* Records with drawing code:
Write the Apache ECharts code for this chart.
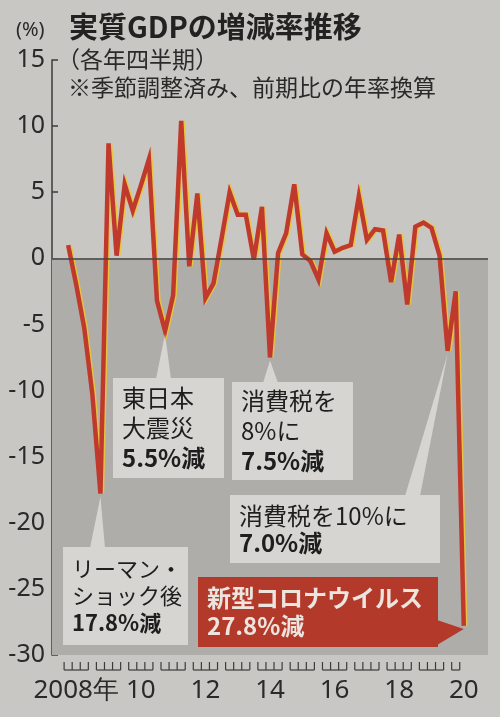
<!DOCTYPE html>
<html>
<head>
<meta charset="utf-8">
<script src="https://cdn.jsdelivr.net/npm/echarts@6/dist/echarts.min.js"></script>
<style>
  html, body { margin: 0; padding: 0; background: #c9c7c3; }
  #chart { width: 500px; height: 717px; }
</style>
</head>
<body>
<div id="chart"></div>
<script>
(() => {
  // 年ごとの四半期数（2020年は4-6月期まで）
  const years = [2008, 2009, 2010, 2011, 2012, 2013, 2014, 2015, 2016, 2017, 2018, 2019, 2020];
  const quarterCounts = [4, 4, 4, 4, 4, 4, 4, 4, 4, 4, 4, 4, 2];

  // 実質GDP 前期比年率（%）
  const growth = [
    1.0, -2.0, -5.3, -10.3,
    -17.8, 8.7, 0.2, 5.6,
    3.6, 5.5, 7.5, -3.2,
    -5.5, -2.8, 10.4, -0.6,
    4.9, -3.0, -1.9, 1.5,
    5.0, 3.3, 3.3, -0.1,
    3.9, -7.5, 0.4, 1.9,
    5.6, 0.3, -0.2, -1.6,
    1.9, 0.5, 0.8, 1.0,
    4.7, 1.4, 2.2, 2.1,
    -1.8, 1.8, -3.5, 2.4,
    2.7, 2.3, 0.2, -7.0,
    -2.5, -27.8
  ];

  // 横軸ラベル（四半期の通し番号の位置）
  const xLabelIdx = [1, 9, 17, 25, 33, 41, 49];
  const xLabels = ['2008年', '10', '12', '14', '16', '18', '20'];

  // 吹き出し
  const noteIdx = [4, 12, 25, 47, 49];
  const noteLines = [
    ['リーマン・', 'ショック後', '17.8%減'],
    ['東日本', '大震災', '5.5%減'],
    ['消費税を', '8%に', '7.5%減'],
    ['消費税を10%に', '7.0%減'],
    ['新型コロナウイルス', '27.8%減']
  ];

  const Y_MIN = -30, Y_MAX = 15;
  const X_MIN = -2, X_MAX = 52;
  const CJK = '"Noto Sans CJK JP", sans-serif';
  const NUM = '"Liberation Sans Narrow", "Noto Sans", sans-serif';

  const labelMap = {};
  xLabelIdx.forEach((v, i) => { labelMap[v] = xLabels[i]; });

  // 年ごとの目盛り括弧
  const brackets = [];
  let q = 0;
  years.forEach((y, k) => {
    brackets.push([q - 0.5, q - 0.5 + quarterCounts[k] - 1, Y_MIN]);
    q += quarterCounts[k];
  });

  const chart = echarts.init(document.getElementById('chart'));

  const option = {
    backgroundColor: '#c9c7c3',
    animation: false,
    grid: { left: 52, right: 12, top: 60, bottom: 62 },
    xAxis: {
      type: 'value',
      min: X_MIN,
      max: X_MAX,
      axisLine: { show: false, onZero: false },
      axisTick: { show: false },
      splitLine: { show: false },
      axisLabel: {
        customValues: xLabelIdx,
        formatter: v => labelMap[v] || '',
        margin: 23,
        fontSize: 26,
        color: '#2a2a2a',
        fontFamily: NUM
      }
    },
    yAxis: {
      type: 'value',
      min: Y_MIN,
      max: Y_MAX,
      interval: 5,
      axisLine: { show: true, onZero: false, lineStyle: { color: '#3c3c3c', width: 1.5 } },
      axisTick: { show: true, inside: true, length: 6, lineStyle: { color: '#3c3c3c', width: 1.5 } },
      splitLine: { show: false },
      axisLabel: { margin: 7, fontSize: 25, color: '#2a2a2a', fontFamily: NUM }
    },
    series: [
      {
        type: 'line',
        z: 1,
        data: [],
        silent: true,
        markArea: {
          silent: true,
          itemStyle: { color: '#aeadaa' },
          data: [[{ yAxis: 0 }, { yAxis: Y_MIN }]]
        },
        markLine: {
          silent: true,
          symbol: 'none',
          label: { show: false },
          lineStyle: { color: '#444', width: 1.5, type: 'solid' },
          data: [{ yAxis: 0 }]
        }
      },
      {
        type: 'custom',
        z: 2,
        clip: false,
        silent: true,
        encode: { x: [0, 1], y: 2 },
        data: brackets,
        renderItem: (params, api) => {
          const s = api.value(0), e = api.value(1);
          const p0 = api.coord([s, Y_MIN]);
          const p1 = api.coord([e, Y_MIN]);
          const yb = p0[1] + 15;
          const st = { stroke: '#3c3c3c', lineWidth: 1.2 };
          const children = [{ type: 'line', shape: { x1: p0[0], y1: yb, x2: p1[0], y2: yb }, style: st }];
          for (let v = s; v <= e + 1e-6; v += 1) {
            const px = api.coord([v, Y_MIN])[0];
            children.push({ type: 'line', shape: { x1: px, y1: yb, x2: px, y2: yb - 8 }, style: st });
          }
          return { type: 'group', children };
        }
      },
      {
        type: 'line',
        z: 3,
        symbol: 'none',
        data: growth.map((v, i) => [i, v]),
        lineStyle: {
          color: '#bf3a2c',
          width: 4.5,
          join: 'miter',
          miterLimit: 6,
          shadowColor: 'rgba(236, 196, 50, 0.9)',
          shadowOffsetX: 1.5,
          shadowBlur: 0
        }
      }
    ]
  };

  chart.setOption(option);

  const pt = i => chart.convertToPixel({ gridIndex: 0 }, [i, growth[i]]);

  // 吹き出しの配置（箱、行の高さ、文字サイズ、三角の付け根）
  const noteLayout = [
    { box: [63, 547, 125, 98], size: 22, lh: 27, base: [[90, 548], [105, 548]], fill: '#d6d5d1', color: '#1e1e1e' },
    { box: [113, 378, 111, 100], size: 24, lh: 30, base: [[156, 379], [171, 379]], fill: '#d6d5d1', color: '#1e1e1e' },
    { box: [232, 382, 121, 98], size: 24, lh: 30, base: [[263, 383], [278, 383]], fill: '#d6d5d1', color: '#1e1e1e' },
    { box: [230, 495, 210, 68], size: 24, lh: 27, base: [[405, 496], [420, 496]], fill: '#d6d5d1', color: '#1e1e1e' },
    { box: [198, 577, 240, 70], size: 24, lh: 28, base: [[437, 620], [437, 645]], fill: '#b3392a', color: '#ece4de', allBold: true }
  ];

  const graphics = [];
  noteIdx.forEach((idx, k) => {
    const L = noteLayout[k];
    const p = pt(idx);
    const tip = [p[0], p[1] + 3];
    graphics.push({
      type: 'polygon',
      z: 10,
      shape: { points: [L.base[0], L.base[1], tip] },
      style: { fill: L.fill }
    });
    graphics.push({
      type: 'rect',
      z: 10,
      shape: { x: L.box[0], y: L.box[1], width: L.box[2], height: L.box[3] },
      style: { fill: L.fill }
    });
    const lines = noteLines[k];
    const text = lines.map((l, j) => (L.allBold || j === lines.length - 1 ? '{b|' : '{n|') + l + '}').join('\n');
    graphics.push({
      type: 'text',
      z: 11,
      x: L.box[0] + 9,
      y: L.box[1] + (L.box[3] - L.lh * lines.length) / 2,
      style: {
        text,
        fill: L.color,
        rich: {
          n: { fontSize: L.size, fontFamily: CJK, fontWeight: 'normal', lineHeight: L.lh, fill: L.color },
          b: { fontSize: L.size, fontFamily: CJK, fontWeight: 'bold', lineHeight: L.lh, fill: L.color }
        }
      }
    });
  });

  // 見出し
  graphics.push(
    { type: 'text', z: 11, x: 16, y: 20, style: { text: '(%)', font: '20px "Noto Sans", sans-serif', fill: '#2a2a2a' } },
    { type: 'text', z: 11, x: 69, y: 12, style: { text: '実質GDPの増減率推移', font: 'bold 29px ' + CJK, fill: '#222' } },
    { type: 'text', z: 11, x: 57, y: 48, style: { text: '（各年四半期）', font: '23px ' + CJK, fill: '#2a2a2a' } },
    { type: 'text', z: 11, x: 68, y: 76, style: { text: '※季節調整済み、前期比の年率換算', font: '23px ' + CJK, fill: '#2a2a2a' } }
  );

  chart.setOption({ graphic: graphics });
})();
</script>
</body>
</html>
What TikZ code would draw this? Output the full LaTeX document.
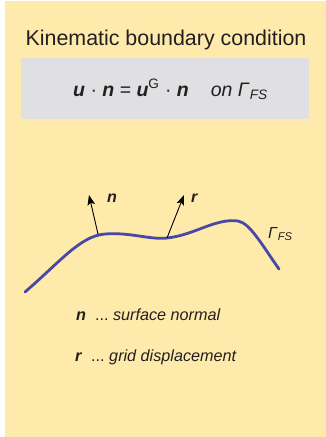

* PROBLEM STATEMENT:
Without the pictures, write out the lines from the beginning of the entries through the line with "const xLabels = ['2008年', '10', '12', '14', '16', '18', '20'];".

* SOLUTION FOR THIS EXERCISE:
Write the Apache ECharts code for this chart.
<!DOCTYPE html>
<html>
<head>
<meta charset="utf-8">
<script src="https://cdn.jsdelivr.net/npm/echarts@6/dist/echarts.min.js"></script>
<style>
  html, body { margin: 0; padding: 0; background: #c9c7c3; }
  #chart { width: 500px; height: 717px; }
</style>
</head>
<body>
<div id="chart"></div>
<script>
(() => {
  // 年ごとの四半期数（2020年は4-6月期まで）
  const years = [2008, 2009, 2010, 2011, 2012, 2013, 2014, 2015, 2016, 2017, 2018, 2019, 2020];
  const quarterCounts = [4, 4, 4, 4, 4, 4, 4, 4, 4, 4, 4, 4, 2];

  // 実質GDP 前期比年率（%）
  const growth = [
    1.0, -2.0, -5.3, -10.3,
    -17.8, 8.7, 0.2, 5.6,
    3.6, 5.5, 7.5, -3.2,
    -5.5, -2.8, 10.4, -0.6,
    4.9, -3.0, -1.9, 1.5,
    5.0, 3.3, 3.3, -0.1,
    3.9, -7.5, 0.4, 1.9,
    5.6, 0.3, -0.2, -1.6,
    1.9, 0.5, 0.8, 1.0,
    4.7, 1.4, 2.2, 2.1,
    -1.8, 1.8, -3.5, 2.4,
    2.7, 2.3, 0.2, -7.0,
    -2.5, -27.8
  ];

  // 横軸ラベル（四半期の通し番号の位置）
  const xLabelIdx = [1, 9, 17, 25, 33, 41, 49];
  const xLabels = ['2008年', '10', '12', '14', '16', '18', '20'];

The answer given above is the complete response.